The Lao economy is on course for moderately improved growth in 2021, despite an outbreak of Covid-19 denting the promising economic recovery made earlier in the year, according to the World Bank.
The Bank’s latest Economic Monitor for Laos – A Path to Recovery – predicts that gross domestic product (GDP) growth will rise to 3.6 per cent in 2021, against a figure of 0.5 per cent in 2020.
This forecast is down from the four per cent growth projected in March 2021, and depends on various assumptions, including economic recovery in neighbouring countries, accelerated vaccination rates, and mitigation of community outbreaks of the virus over the rest of the year.
Growth could yet fall further if the Covid outbreak worsens and strong lockdown measures persist, or if Laos again suffers repeated natural disasters such as flooding, drought, or outbreaks of livestock disease, the report said.
Agriculture and industry are driving much of the growth, with agricultural exports increasing, while electricity, mining and manufacturing exports have rebounded from the trade slowdown last year.
In tourism, hospitality, transport, and other services however, lockdowns and the continuing curbs on international travel mean that most firms are struggling, depriving the country of a major income source.

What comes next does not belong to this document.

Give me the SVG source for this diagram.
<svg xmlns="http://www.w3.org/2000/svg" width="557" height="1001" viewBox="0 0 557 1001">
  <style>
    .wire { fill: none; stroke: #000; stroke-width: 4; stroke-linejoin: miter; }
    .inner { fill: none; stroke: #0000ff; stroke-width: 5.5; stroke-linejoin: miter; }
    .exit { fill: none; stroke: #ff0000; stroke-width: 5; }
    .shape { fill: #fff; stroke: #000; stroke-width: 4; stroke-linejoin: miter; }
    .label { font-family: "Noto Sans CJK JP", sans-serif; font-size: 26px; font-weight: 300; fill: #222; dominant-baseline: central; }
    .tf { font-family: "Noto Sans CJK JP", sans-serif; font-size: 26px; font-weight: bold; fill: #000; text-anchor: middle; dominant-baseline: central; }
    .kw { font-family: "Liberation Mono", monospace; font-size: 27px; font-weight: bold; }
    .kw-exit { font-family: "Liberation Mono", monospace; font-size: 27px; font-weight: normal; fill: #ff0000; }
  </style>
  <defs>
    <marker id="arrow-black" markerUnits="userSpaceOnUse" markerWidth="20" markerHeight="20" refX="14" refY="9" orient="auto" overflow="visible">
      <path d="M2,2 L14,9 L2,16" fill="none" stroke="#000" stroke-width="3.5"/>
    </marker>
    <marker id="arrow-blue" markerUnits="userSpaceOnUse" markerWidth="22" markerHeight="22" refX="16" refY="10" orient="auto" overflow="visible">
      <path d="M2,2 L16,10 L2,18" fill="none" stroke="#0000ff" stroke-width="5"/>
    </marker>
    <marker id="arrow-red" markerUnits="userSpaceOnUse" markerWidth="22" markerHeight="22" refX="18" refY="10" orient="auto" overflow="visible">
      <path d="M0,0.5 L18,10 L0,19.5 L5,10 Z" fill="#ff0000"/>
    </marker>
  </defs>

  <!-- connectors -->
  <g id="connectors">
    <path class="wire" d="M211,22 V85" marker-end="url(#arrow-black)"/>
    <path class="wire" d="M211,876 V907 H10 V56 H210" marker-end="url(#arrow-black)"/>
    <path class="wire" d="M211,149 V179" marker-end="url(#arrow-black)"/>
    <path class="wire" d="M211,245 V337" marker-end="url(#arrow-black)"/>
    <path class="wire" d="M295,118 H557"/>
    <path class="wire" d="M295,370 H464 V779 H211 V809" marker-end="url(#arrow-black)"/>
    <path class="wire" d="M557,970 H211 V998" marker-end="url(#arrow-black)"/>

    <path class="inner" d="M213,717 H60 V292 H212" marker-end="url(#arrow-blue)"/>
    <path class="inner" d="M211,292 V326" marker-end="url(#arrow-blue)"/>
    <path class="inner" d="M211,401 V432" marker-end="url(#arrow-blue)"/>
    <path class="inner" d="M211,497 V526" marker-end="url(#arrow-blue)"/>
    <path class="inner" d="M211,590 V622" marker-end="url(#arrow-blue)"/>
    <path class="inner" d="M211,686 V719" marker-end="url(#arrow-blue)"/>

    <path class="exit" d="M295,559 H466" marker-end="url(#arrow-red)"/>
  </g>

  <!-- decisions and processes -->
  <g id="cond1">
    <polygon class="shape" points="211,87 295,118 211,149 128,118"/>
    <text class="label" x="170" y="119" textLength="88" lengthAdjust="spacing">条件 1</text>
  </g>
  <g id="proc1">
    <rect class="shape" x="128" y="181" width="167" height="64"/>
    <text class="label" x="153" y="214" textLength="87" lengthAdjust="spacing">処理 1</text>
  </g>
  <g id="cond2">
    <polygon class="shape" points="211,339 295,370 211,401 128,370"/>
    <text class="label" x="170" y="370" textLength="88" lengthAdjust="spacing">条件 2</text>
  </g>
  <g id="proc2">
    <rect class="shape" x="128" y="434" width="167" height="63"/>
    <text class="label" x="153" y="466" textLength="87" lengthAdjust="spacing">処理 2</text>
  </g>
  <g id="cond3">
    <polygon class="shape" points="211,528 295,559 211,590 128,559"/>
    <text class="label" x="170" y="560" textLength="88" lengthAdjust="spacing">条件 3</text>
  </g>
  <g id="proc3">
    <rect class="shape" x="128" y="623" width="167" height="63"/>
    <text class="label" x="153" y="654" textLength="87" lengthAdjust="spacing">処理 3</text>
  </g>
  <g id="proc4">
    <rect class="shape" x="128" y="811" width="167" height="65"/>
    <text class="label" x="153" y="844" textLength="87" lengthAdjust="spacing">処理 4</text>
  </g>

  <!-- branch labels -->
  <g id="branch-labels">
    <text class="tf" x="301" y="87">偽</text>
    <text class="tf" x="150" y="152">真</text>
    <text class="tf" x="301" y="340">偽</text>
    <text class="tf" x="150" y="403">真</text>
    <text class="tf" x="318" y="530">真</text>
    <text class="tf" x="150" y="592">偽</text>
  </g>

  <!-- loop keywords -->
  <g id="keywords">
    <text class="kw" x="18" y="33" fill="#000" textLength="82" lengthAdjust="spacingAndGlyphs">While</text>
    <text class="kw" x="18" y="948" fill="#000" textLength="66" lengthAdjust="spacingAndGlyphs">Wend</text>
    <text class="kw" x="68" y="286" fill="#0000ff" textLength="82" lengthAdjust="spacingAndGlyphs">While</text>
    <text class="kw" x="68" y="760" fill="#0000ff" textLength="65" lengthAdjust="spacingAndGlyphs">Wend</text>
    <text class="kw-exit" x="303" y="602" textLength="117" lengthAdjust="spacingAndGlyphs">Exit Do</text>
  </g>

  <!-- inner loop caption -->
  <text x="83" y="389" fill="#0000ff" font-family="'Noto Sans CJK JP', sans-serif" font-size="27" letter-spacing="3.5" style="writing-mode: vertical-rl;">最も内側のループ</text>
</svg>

The newly-appointed World Bank country manager for Laos Alex Kremer said: “Laos is doing well to contain the coronavirus and get vaccinations out across the population.
“However, the risk of debt distress, a weak kip, and low government revenues continue to limit the government’s options for reviving the economy. Reforms that would boost private investment, tax payments, and trade would help in this matter.”

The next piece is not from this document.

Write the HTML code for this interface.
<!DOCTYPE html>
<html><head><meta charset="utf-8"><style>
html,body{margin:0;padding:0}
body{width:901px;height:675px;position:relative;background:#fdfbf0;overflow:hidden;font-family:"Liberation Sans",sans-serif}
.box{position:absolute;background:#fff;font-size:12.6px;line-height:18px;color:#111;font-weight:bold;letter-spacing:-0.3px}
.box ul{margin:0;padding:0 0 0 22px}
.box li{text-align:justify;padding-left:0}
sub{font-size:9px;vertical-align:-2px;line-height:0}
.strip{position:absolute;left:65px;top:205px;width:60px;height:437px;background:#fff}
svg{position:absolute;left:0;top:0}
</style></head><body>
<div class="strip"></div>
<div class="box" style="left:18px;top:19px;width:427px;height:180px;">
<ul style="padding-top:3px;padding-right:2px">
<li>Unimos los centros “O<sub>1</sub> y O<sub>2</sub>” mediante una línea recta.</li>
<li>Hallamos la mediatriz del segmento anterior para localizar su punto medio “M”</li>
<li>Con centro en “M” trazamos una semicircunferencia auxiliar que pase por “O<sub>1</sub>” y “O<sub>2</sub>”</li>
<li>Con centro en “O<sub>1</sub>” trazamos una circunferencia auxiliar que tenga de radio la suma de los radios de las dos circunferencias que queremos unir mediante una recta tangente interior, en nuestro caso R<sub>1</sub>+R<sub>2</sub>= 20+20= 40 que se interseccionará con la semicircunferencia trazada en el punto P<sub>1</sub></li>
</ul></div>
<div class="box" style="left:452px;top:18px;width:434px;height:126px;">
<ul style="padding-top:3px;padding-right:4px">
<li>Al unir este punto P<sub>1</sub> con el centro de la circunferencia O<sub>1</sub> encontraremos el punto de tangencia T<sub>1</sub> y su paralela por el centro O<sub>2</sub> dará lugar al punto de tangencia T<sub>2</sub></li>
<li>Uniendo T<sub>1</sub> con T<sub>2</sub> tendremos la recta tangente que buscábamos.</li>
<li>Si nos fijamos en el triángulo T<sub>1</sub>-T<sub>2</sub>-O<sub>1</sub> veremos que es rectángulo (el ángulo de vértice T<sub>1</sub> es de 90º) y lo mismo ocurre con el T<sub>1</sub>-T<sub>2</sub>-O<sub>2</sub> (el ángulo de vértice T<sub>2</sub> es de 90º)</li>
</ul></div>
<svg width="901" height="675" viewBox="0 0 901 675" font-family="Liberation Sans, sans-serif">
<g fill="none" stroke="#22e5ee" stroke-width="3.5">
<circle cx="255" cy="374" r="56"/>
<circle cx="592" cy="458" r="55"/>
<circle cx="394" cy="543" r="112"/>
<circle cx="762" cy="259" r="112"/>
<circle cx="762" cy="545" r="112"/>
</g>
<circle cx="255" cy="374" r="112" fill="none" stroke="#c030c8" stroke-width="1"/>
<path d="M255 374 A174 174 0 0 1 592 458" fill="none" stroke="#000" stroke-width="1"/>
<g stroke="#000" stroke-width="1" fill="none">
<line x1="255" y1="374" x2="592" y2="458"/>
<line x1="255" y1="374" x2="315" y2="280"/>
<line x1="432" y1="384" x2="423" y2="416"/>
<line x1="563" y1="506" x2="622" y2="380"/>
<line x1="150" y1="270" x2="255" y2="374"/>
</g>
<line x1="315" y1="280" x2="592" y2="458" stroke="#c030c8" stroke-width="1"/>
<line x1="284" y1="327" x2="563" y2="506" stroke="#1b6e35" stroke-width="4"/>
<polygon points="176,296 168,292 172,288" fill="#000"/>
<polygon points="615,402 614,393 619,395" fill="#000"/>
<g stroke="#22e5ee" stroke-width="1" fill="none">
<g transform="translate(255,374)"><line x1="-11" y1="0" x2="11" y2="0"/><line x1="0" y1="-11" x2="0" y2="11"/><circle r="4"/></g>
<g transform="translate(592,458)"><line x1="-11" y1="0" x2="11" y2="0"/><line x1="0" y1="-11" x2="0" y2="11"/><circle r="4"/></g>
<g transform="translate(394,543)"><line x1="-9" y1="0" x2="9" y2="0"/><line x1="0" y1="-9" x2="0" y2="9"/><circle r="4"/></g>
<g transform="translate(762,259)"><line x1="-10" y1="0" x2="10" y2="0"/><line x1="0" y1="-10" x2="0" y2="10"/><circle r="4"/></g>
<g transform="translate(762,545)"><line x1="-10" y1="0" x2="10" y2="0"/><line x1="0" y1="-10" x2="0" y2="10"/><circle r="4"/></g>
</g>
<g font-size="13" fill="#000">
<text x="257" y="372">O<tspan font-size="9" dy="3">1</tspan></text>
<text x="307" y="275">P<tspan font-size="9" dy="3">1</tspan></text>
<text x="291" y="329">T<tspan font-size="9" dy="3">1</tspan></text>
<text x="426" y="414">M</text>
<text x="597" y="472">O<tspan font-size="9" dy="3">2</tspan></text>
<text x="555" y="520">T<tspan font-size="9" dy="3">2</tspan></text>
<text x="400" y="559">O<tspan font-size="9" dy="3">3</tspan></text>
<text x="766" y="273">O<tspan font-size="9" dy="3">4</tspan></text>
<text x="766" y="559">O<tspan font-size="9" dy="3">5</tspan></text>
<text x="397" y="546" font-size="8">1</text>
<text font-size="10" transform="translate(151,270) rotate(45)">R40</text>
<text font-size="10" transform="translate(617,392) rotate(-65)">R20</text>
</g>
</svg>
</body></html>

According to the report, the falling value of the kip is causing inflation to rise, which in turn has led to worries about access to food and basic goods. This problem is particularly pressing for poor people in towns and cities.
In a thematic section, “impacts of Covid-19 on businesses and households”, the report shows that employment dropped sharply in May this year, while over 30 per cent of family businesses have closed since the start of the pandemic.
Business surveys conducted by the World Bank indicate that monthly sales fell by 48 per cent in March to April 2021. Almost half of all firms have reported cash flow shortages, and more than a quarter of businesses expect to fall into debt over the next six months.
To ease the effects of the economic slowdown, the report recommends that Laos increases the momentum on business reforms and trade facilitation so that it can properly benefit from new infrastructure and trade agreements.
This can be achieved by streamlining current investment regulations and procedures, increasing the ease of doing business, lowering transport and logistics costs, and supporting improved product quality, especially for agricultural exports.
Expanding government support programmes for businesses, along with better promotion of these assistance schemes, would help companies stay afloat and provide vital income and revenue, while measures to help more Lao firms invest in digital technologies or new delivery methods could help companies turn crisis into opportunity, according to the report.
The Lao Economic Monitor is published twice yearly by the World Bank.